Navigating the disruptions, disinformation, protest, injustice, riots, and reckonings of 2020 and the first half of 2021 likely resulted in a “loss of innocence” for the students, Tucker said, which is contributing to an exponential spike in need for college mental health resources. Complicating this are the challenges of being a BIPOC student at a largely white university, they both acknowledged, and the uncomfortable fact that the School had never actively engaged its Black alumni—until now.
“I think for me socially it was great,” recalled Tucker, who was a radio/television/film major in the then-School of Speech. “Academically, I did very well in my classes but felt like it was never really acknowledged—in that I did not have a relationship with my white professors. I did not get encouragement, I did not get much support, I felt like I had to get anything on my own.”
When she graduated and started pursuing professional journalism, she said she began to see the dividends of her experience—that in the real world you had to fight for what you got, and the Northwestern name opened doors. But if it weren’t for her inspiring Black professors in other departments, she may not have stayed at the University. And even with the great friends she made and the exemplary education she received, something was missing—and it took her more than a decade to want to come back into the Wildcat fold. It’s an experience, unfortunately, that’s all too common among Northwestern’s Black graduates.

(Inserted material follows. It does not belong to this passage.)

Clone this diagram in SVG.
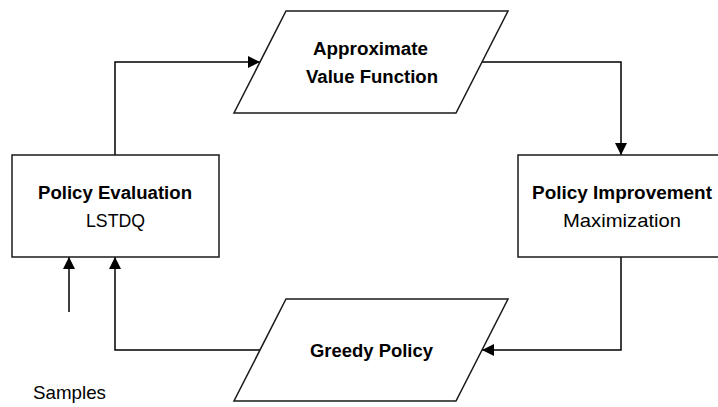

“If you want stronger alumni,” she said, you’ve got to make the students feel loved.”
That, Johnson said, is exactly the plan.
Elevating Black Voices: Dean E. Patrick Johnson in Conversation with Dorothy Tucker include an introduction by MaryAnn Marsh, a Chicago-based real estate broker and entrepreneur and the president of the Northwestern University Black Alumni Association. The event was organized for Black alumni, students, faculty, and staff.